Best Player: 3B Michael Chavis
In spring training, Chavis made a commitment to provide structure to his search for the right offensive approach. He began to chronicle the details of every plate appearance in a journal—from how his swing felt to his pitch selection and the sequences he attacked.
The results in his age-21 season were striking. Chavis’ commitment to swinging at pitches he could drive facilitated a breakout season in which the 2014 first-rounder hit .282/.347/.563 with 31 home runs while trimming his strikeout rate from 31 percent last year to 22 percent this year at high Class A Salem and Double-A Portland.
Defensively, Chavis impressed evaluators with his strides at third base. But with future star Rafael Devers potentially anchoring the hot corner for the Red Sox moving forward, Chavis will be introduced to first base in the Arizona Fall League.

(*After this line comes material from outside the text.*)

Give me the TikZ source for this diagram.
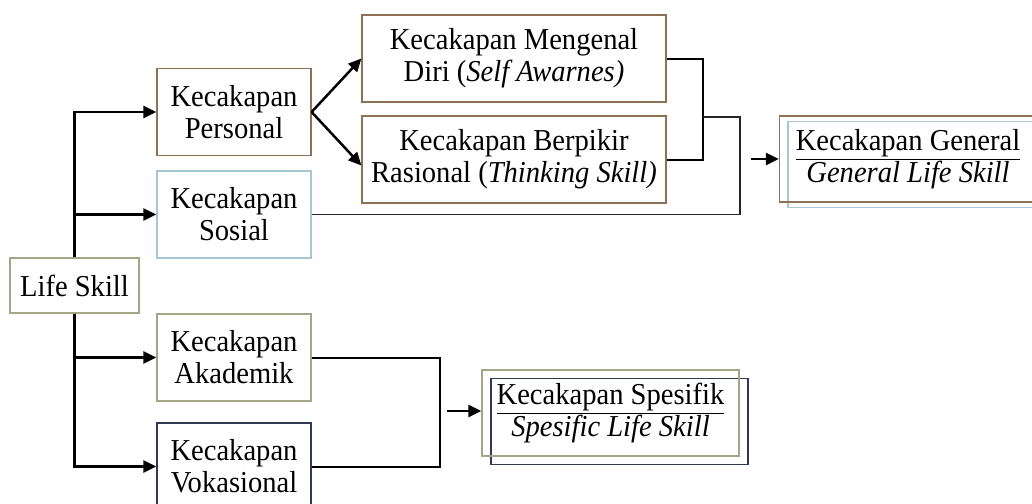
\documentclass[tikz,border=0pt]{standalone}
\usepackage{fontspec}
\setmainfont[FakeStretch=0.94]{Liberation Serif}
\usepackage{tikz}
\usetikzlibrary{arrows.meta,positioning,calc}
\definecolor{lsbrown}{HTML}{8C7356}
\definecolor{lsblue}{HTML}{A8C6D2}
\definecolor{lsolive}{HTML}{A5A587}
\definecolor{lsnavy}{HTML}{2E3B52}
\tikzset{
  box/.style={draw=lsbrown,line width=0.6pt,align=center,inner sep=2pt,font=\fontsize{15.2}{16}\selectfont,minimum width=77pt,minimum height=43.5pt},
  brownbox/.style={box},
  bluebox/.style={box,draw=lsblue},
  olivebox/.style={box,draw=lsolive},
  navybox/.style={box,draw=lsnavy},
  widebox/.style={box,minimum width=152pt},
  resbox/.style={box,minimum width=128.5pt,minimum height=43pt},
  ar/.style={-{Triangle[length=6.5pt,width=6pt]},line width=1.25pt,draw=black},
  brk/.style={line width=1pt,draw=black},
  thin/.style={line width=0.7pt,draw=black!85},
}
\begin{document}
\begin{tikzpicture}[x=0.5pt,y=-0.5pt]
    \useasboundingbox (0,0) rectangle (1032,503);
    \node[olivebox,minimum width=64.5pt,minimum height=27.5pt] (life) at (74.5,285.5) {Life Skill};
    \node[brownbox] (personal) at (234,112) {Kecakapan\\Personal};
    \node[bluebox] (sosial) at (234,214.5) {Kecakapan\\Sosial};
    \node[olivebox] (akademik) at (234,357.5) {Kecakapan\\Akademik};
    \node[navybox] (vokasional) at (234,466.5) {Kecakapan\\Vokasional};
    \node[widebox] (mengenal) at (514,58.5) {Kecakapan Mengenal\\Diri (\textit{Self Awarnes)}};
    \node[widebox] (berpikir) at (514,159.5) {Kecakapan Berpikir\\Rasional (\textit{Thinking Skill)}};
    % hasil: dua kotak bertumpuk
    \node[resbox,draw=lsblue] (generalbg) at (916.5,164.5) {};
    \node[resbox] (general) at (908,159) {\underline{Kecakapan General}\\\textit{General Life Skill}};
    \node[resbox,draw=lsnavy] (spesifikbg) at (619.5,421.5) {};
    \node[resbox,draw=lsolive] (spesifik) at (610.5,413) {\underline{Kecakapan Spesifik}\\\textit{Spesific Life Skill}};
    \coordinate (gj) at (703,117);
    \coordinate (gk) at (740,117);
    \coordinate (ga) at (751,159);
    \coordinate (sj) at (440,411);
    \coordinate (sa) at (447,411);
    \draw[ar] (life.north) |- (personal.west);
    \draw[ar] (life.north) |- (sosial.west);
    \draw[ar] (life.south) |- (akademik.west);
    \draw[ar] (life.south) |- (vokasional.west);
    \draw[ar] (personal.east) -- (mengenal.west);
    \draw[ar] (personal.east) -- ($(berpikir.west)+(0,6)$);
    \draw[brk] (mengenal.east) -| (gj) |- (berpikir.east);
    \draw[thin] (gj) -- (gk) |- (sosial.east);
    \draw[ar] (ga) -- (general.west);
    \draw[brk] (akademik.east) -| (sj) |- (vokasional.east);
    \draw[ar] (sa) -- (sa -| spesifik.west);
  \end{tikzpicture}
\end{document}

Best Pitcher: LHP Jalen Beeks
Prior to the season, most viewed Beeks as a likely future reliever. But his move to shelve a slider combined with regained feel for a changeup—which had been his best pitch in 2015 but had gone missing in 2016—opened the plate.

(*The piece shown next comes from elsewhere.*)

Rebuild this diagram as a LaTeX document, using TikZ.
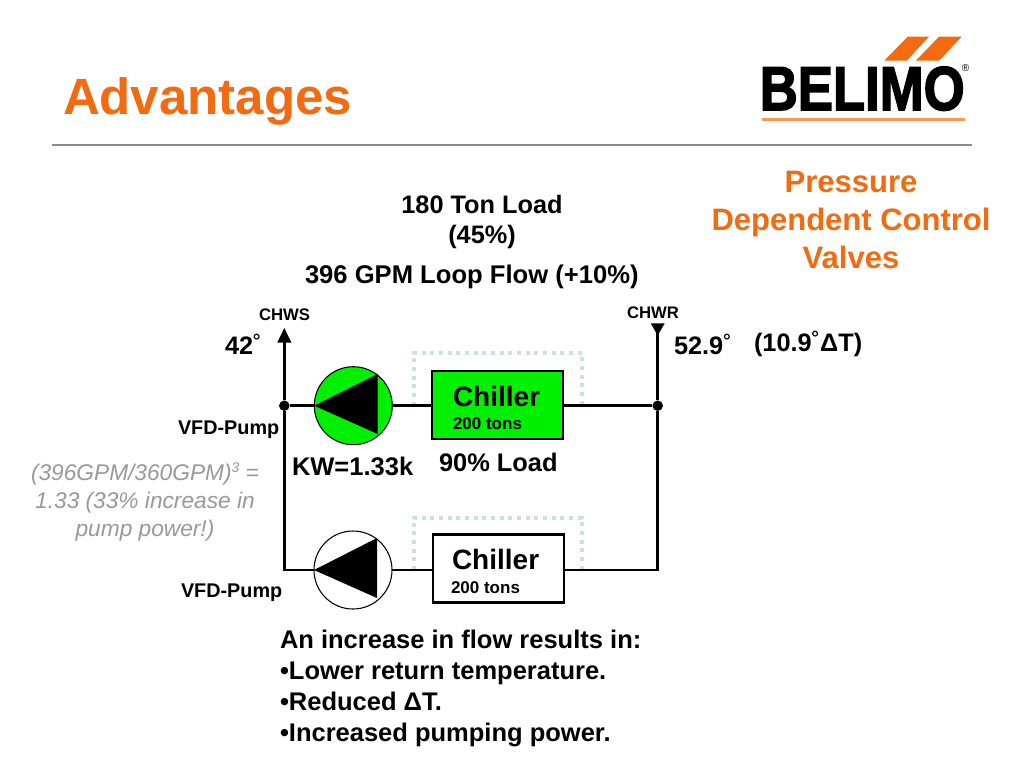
\documentclass[tikz,border=0pt]{standalone}
\usepackage{fontspec}
\setmainfont{Liberation Sans}
\newfontfamily\logofont[FakeBold=2.6]{Liberation Sans Bold}
\newcommand{\fpx}[2]{\pgfmathsetmacro{\fa}{#1*0.75}\pgfmathsetmacro{\fb}{#2*0.75}\fontsize{\fa pt}{\fb pt}\selectfont}
\newcommand{\degring}{{\mdseries ˚}}
\definecolor{belorange}{HTML}{F26B11}
\definecolor{logoline}{HTML}{F39A50}
\definecolor{pumpgreen}{HTML}{00F000}
\definecolor{dotblue}{HTML}{CBE1E5}
\definecolor{softgray}{HTML}{999999}
\definecolor{rulegray}{HTML}{8C8C8C}
\tikzset{
  lbl/.style={inner sep=0pt,outer sep=0pt,anchor=base west},
  clbl/.style={inner sep=0pt,outer sep=0pt,anchor=base,align=center},
  pipe/.style={line width=2.2pt,black},
  pumpc/.style={circle,draw=black,line width=0.8pt,minimum size=78*0.75pt,inner sep=0pt,outer sep=0pt},
  chbox/.style={rectangle,draw=black,line width=1.9pt,minimum width=131*0.75pt,minimum height=68*0.75pt,inner sep=0pt,outer sep=0pt},
  junction/.style={circle,fill=black,minimum size=10.5*0.75pt,inner sep=0pt},
  dotline/.style={dotblue,line width=3pt,dash pattern=on 3pt off 3.5pt},
  tip/.style={fill=black,draw=none}
}
\begin{document}
\begin{tikzpicture}[x=0.75pt,y=-0.75pt]
\useasboundingbox (0,0) rectangle (1024,768);
\fill[white] (0,0) rectangle (1024,768);
% title and rule
\node[lbl,text=belorange,font=\bfseries\fpx{51}{51}] (title) at (63,114) {Advantages};
\coordinate (ruleL) at (52,145); \coordinate (ruleR) at (972,145);
\draw[line width=1.6pt,draw=rulegray] (ruleL) -- (ruleR);
% logo
\fill[belorange] (907.7,36.7) -- (929,36.7) -- (906.7,60.7) -- (884.3,60.7) -- cycle;
\fill[belorange] (939,36.7) -- (961.7,36.7) -- (939,60.7) -- (915.7,60.7) -- cycle;
\node[inner sep=0pt,anchor=base west,transform shape,xscale=0.85,font=\logofont\fpx{62}{62}] (logo) at (759.5,110) {BELIMO};
\node[inner sep=0pt,font=\fontsize{7.5pt}{7.5pt}\selectfont] (reg) at (965.5,68) {®};
\fill[logoline] (761.7,118.3) rectangle (965,120.6);
% headings
\node[clbl,text=belorange,font=\bfseries\fpx{31}{38}] (pdcv) at (851,268.5) {Pressure\\Dependent Control\\Valves};
\node[clbl,font=\bfseries\fpx{25.3}{30.5}] (load) at (482,243.5) {180 Ton Load\\(45\%)};
\node[lbl,font=\bfseries\fpx{25.6}{25}] (flow) at (305,283) {396 GPM Loop Flow (+10\%)};
% dotted bypass
\coordinate (d1a) at (413.7,405.7); \coordinate (d1b) at (413.7,353); \coordinate (d1c) at (582,353); \coordinate (d1d) at (582,405.7);
\coordinate (d2a) at (413.5,570); \coordinate (d2b) at (413.5,517.5); \coordinate (d2c) at (581.5,517.5); \coordinate (d2d) at (581.5,570);
\draw[dotline] (d1a) -- (d1b) -- (d1c) -- (d1d);
\draw[dotline] (d2a) -- (d2b) -- (d2c) -- (d2d);
% junctions and reference points
\node[junction] (j1) at (284.3,405.7) {};
\node[junction] (j2) at (657.7,405.7) {};
\coordinate (sTop) at (284.3,342);
\coordinate (sTip) at (284.3,328);
\coordinate (rTop) at (657.7,330);
\coordinate (corL) at (284.3,570);
\coordinate (corR) at (657.7,570);
% equipment
\node[pumpc,fill=pumpgreen] (p1) at (353.3,405.7) {};
\node[pumpc,fill=white] (p2) at (353,570) {};
\node[chbox,fill=pumpgreen] (c1) at (497.5,405) {};
\node[chbox,fill=white] (c2) at (498.5,568.5) {};
\fill[black] (p1.west) -- (377.7,374) -- (377.7,434) -- cycle;
\fill[black] (p2.west) -- (377,538) -- (377,598) -- cycle;
% pipes
\draw[pipe] (j1) -- (p1);
\draw[pipe] (p1) -- (c1.west |- p1);
\draw[pipe] (c1.east |- j2) -- (j2);
\draw[pipe] (sTop) -- (j1) -- (corL) -- (p2);
\draw[pipe] (p2) -- (c2.west |- p2);
\draw[pipe] (c2.east |- corR) -- (corR) -- (j2) -- (rTop);
\fill[tip] (sTip) -- (291.5,342.7) -- (277.2,342.7) -- cycle;
\fill[tip] (650.7,323.3) -- (664.7,323.3) -- (657.7,335.5) -- cycle;
% chiller text
\node[lbl,font=\bfseries\fpx{28}{28}] (c1t) at (453,406.5) {Chiller};
\node[lbl,font=\bfseries\fpx{17}{17}] (c1s) at (453,429) {200 tons};
\node[lbl,font=\bfseries\fpx{28}{28}] (c2t) at (452,569) {Chiller};
\node[lbl,font=\bfseries\fpx{17}{17}] (c2s) at (451,593) {200 tons};
% labels
\node[lbl,font=\bfseries\fpx{16.7}{16.7}] (chws) at (259,320) {CHWS};
\node[lbl,font=\bfseries\fpx{16.7}{16.7}] (chwr) at (627,318) {CHWR};
\node[lbl,font=\bfseries\fpx{25.3}{25}] (t42) at (225,354) {42\degring};
\node[lbl,font=\bfseries\fpx{25.3}{25}] (t529) at (674,354) {52.9\degring};
\node[lbl,font=\bfseries\fpx{25.3}{25}] (dt) at (754,351) {(10.9\degring ΔT)};
\node[lbl,font=\bfseries\fpx{19.8}{19.8}] (vfd1) at (178,434) {VFD-Pump};
\node[lbl,font=\bfseries\fpx{19.8}{19.8}] (vfd2) at (181,597) {VFD-Pump};
\node[lbl,font=\bfseries\fpx{25.5}{25.5}] (kw) at (292,475) {KW=1.33k};
\node[lbl,font=\bfseries\fpx{25.4}{25}] (pl) at (439,471) {90\% Load};
\node[clbl,text=softgray,font=\itshape\fpx{22.7}{28}] (note) at (145,536) {(396GPM/360GPM)\raisebox{0.35em}{\fontsize{10.5pt}{10.5pt}\selectfont 3} =\\1.33 (33\% increase in\\pump power!)};
\node[lbl,align=left,font=\bfseries\fpx{25.5}{31}] (res) at (280,741) {An increase in flow results in:\\•Lower return temperature.\\•Reduced ΔT.\\•Increased pumping power.};
\end{tikzpicture}
\end{document}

Thusly armed for his age-23 season, Beeks attacked opponents with a four-pitch mix (fastball, curve, change, cutter) that proved overpowering in Double-A (2.19 ERA, 10.6 strikeouts per nine innings) and effective enough in Triple-A Pawtucket to position him as a big league depth option who is a lock to be added to the 40-man roster this winter.
“He keeps growing on you,” Portland manager Carlos Febles said.
Keep An Eye On: LHP Darwinzon Hernandez
Hernandez, who signed for just $7,500 in 2013, showed one of the more electrifying pitch mixes in the system in 2017 while posting a 4.01 ERA with a strikeout rate of 10.1 per nine innings. The lefthander mixes a mid- to upper-90s fastball with both a curveball and a slider that, by the end of the year, showed wipeout potential. His changeup also shows solid potential in flashes.
The default assumption about the 20-year-old entering the year was that he had a future as a power reliever. But based on what he showed at low Class A Greenville, the Red Sox will keep him in the rotation to see if he can build on his control gains and stay on a starter’s track.
“He made a ton (of progress) with both breaking balls,” assistant GM Eddie Romero said. “When he harnesses his stuff in the strike zone, he’s really good.”